Deputation of Vizcaya Purge File
Creator: Diputación Foral de Bizkaia/Bizkaiko Foru Aldundia
Repository: Archivo Histórico Foral de Bizkaia/Bizkaiko Foru Agiritegi Historikoa
Date Created: 1936
Type: Government files
Extent: 1 item
43.263, -2.935
During the Civil War and under the subsequent dictatorship, the Francoists undertook the systematic repression of everything they considered to be “disaffected from the National Movement” or the “enemy of Spain”. This repression, which began on the same day as the rebellion, took on different forms that corresponded with the needs the rebels had at different times. Physical repression: execution without trial or following show trials, beatings, administering cod liver oil, humiliating women by cutting their hair, or even exile, is the most well-known. Repression also had an economic side: the seizure of property, and an administrative one: purging people from their professions.
These last were political, designed to eliminate from the public service anyone considered “disaffected”. It was also an exercise in authoritarianism as the rebels, who had military, but no political, legitimacy carried out a process of “reverse justice” that lacked any legal bases against thousands of people who had remained loyal to the democratic authorities of the Second Republic.
The Francoist “new Spain” demanded that anyone who worked for it share its ideas, which meant that the loyalty of every public servant had to be examined. The purge reached into every branch of the national public service: The Civil Guard, the Border Guards, Customs officers, the post office, education, and government ministries, as well as into the provincial Deputations and municipal governments. These purges were given a kind of legal basis by decrees issued on September 13 and December 3, 1936 and February 10, 1939.

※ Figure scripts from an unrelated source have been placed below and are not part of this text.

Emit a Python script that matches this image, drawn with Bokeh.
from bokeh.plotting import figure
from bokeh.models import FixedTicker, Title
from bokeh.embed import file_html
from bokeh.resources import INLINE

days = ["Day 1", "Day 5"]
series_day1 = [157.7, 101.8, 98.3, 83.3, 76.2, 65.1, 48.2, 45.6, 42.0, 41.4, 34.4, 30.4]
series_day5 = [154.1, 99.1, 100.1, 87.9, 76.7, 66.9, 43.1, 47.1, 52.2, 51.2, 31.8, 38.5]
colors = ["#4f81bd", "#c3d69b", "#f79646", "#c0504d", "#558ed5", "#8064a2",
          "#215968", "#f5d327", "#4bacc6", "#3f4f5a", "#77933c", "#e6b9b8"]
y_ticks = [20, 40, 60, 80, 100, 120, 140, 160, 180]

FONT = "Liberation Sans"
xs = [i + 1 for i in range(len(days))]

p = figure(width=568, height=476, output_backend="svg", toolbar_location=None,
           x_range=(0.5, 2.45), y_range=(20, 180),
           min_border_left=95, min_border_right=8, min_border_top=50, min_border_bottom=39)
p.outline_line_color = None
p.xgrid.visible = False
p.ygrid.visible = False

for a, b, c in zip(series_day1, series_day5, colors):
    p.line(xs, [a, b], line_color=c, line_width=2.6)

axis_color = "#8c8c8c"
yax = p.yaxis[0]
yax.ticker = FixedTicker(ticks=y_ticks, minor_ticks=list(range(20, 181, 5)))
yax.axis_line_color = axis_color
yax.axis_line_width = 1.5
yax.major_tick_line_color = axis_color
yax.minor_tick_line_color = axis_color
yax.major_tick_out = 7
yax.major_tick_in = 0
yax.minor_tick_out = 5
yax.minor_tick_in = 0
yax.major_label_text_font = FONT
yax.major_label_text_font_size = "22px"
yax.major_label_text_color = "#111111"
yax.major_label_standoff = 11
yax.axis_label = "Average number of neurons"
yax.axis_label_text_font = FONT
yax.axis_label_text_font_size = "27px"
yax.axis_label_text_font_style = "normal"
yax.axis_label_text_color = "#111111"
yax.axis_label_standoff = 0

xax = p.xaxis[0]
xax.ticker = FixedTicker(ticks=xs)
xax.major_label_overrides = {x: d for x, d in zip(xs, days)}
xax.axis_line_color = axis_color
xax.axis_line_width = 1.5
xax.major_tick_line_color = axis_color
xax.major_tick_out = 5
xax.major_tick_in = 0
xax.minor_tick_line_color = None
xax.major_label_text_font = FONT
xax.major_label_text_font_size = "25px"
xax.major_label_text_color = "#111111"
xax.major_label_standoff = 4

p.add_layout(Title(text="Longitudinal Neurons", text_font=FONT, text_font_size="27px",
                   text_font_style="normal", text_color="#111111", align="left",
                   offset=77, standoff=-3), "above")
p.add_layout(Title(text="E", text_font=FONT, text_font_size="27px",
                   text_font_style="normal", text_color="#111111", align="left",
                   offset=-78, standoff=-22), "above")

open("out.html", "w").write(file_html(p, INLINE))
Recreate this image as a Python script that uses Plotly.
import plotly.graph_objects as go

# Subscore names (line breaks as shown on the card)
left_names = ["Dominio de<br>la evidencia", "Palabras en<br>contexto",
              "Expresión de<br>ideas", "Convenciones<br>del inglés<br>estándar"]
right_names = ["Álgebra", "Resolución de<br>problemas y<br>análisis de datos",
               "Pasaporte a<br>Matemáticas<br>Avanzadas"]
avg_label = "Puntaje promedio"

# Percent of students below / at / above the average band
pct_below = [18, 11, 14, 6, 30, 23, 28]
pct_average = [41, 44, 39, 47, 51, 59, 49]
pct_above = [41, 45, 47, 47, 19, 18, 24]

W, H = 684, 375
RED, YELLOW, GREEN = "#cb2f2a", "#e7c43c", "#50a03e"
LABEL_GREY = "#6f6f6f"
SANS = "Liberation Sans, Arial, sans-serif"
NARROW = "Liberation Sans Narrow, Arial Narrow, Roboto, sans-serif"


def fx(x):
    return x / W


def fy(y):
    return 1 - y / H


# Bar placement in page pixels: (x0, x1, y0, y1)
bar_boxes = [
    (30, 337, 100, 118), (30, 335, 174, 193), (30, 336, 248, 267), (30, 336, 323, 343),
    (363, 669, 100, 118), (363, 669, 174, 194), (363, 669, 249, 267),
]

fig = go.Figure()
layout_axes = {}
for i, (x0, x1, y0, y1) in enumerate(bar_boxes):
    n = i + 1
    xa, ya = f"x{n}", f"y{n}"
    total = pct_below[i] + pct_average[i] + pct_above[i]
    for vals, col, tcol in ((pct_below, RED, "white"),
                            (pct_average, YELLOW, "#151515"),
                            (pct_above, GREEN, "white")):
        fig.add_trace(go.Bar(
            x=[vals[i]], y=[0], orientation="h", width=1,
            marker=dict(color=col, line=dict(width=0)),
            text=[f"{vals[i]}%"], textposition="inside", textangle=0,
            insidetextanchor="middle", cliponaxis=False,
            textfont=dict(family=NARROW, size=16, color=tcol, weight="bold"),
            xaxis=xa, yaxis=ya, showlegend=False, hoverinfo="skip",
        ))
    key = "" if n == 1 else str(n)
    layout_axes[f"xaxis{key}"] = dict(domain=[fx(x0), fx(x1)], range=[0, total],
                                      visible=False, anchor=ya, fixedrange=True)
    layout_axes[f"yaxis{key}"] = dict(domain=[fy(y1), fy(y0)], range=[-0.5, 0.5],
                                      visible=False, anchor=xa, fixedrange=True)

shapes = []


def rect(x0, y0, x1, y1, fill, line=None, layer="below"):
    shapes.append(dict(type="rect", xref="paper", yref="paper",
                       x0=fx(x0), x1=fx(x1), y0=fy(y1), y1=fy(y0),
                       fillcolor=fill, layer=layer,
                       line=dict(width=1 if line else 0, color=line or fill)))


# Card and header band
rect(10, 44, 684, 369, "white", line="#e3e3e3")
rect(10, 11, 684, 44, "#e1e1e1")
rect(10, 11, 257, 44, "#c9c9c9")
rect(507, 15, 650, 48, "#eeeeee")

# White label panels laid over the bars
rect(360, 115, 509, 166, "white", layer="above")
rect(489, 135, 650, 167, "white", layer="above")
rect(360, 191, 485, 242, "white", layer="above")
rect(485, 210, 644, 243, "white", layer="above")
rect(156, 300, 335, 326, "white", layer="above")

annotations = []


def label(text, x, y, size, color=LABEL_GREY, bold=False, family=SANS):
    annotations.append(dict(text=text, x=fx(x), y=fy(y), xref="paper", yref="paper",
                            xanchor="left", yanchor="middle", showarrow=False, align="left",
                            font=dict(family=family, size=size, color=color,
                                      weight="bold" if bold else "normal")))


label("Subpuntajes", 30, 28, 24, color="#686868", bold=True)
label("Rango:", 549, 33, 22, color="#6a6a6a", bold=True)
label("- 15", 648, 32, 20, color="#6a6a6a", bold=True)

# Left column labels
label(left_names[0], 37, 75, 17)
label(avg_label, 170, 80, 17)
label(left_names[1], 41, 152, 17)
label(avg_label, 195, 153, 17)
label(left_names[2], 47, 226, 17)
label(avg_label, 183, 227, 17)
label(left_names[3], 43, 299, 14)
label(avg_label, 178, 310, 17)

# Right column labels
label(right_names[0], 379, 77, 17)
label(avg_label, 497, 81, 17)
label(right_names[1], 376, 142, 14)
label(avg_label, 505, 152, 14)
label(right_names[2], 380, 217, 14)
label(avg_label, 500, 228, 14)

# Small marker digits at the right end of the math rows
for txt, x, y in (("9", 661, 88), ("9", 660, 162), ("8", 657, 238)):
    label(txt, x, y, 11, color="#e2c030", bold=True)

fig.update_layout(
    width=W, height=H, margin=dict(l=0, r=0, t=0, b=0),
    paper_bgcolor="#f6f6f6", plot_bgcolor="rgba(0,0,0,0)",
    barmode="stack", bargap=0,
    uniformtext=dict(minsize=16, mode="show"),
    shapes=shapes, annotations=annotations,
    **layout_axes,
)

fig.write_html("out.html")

In the three Basque provinces of Álava, Gipúzkoa and Vizcaya, 15,105 employees purged by the Francoists have been identified. Thousands were dismissed from their jobs, demoted, or fined. In Vizcaya, where the purges have been studied in detail, at least 2,050 people (52.63 per cent of all workers) were fired; 507 (13.03 per cent) were punished in some other way; and 1,092 (28.04 per cent) received no punishment. Almost 500 employees of the Deputation of Vizcaya (42.05 per cent) lost their jobs. In Bilbao, 58.57 per cent of the municipal employees were fired, one of the highest figures in the Basque Country.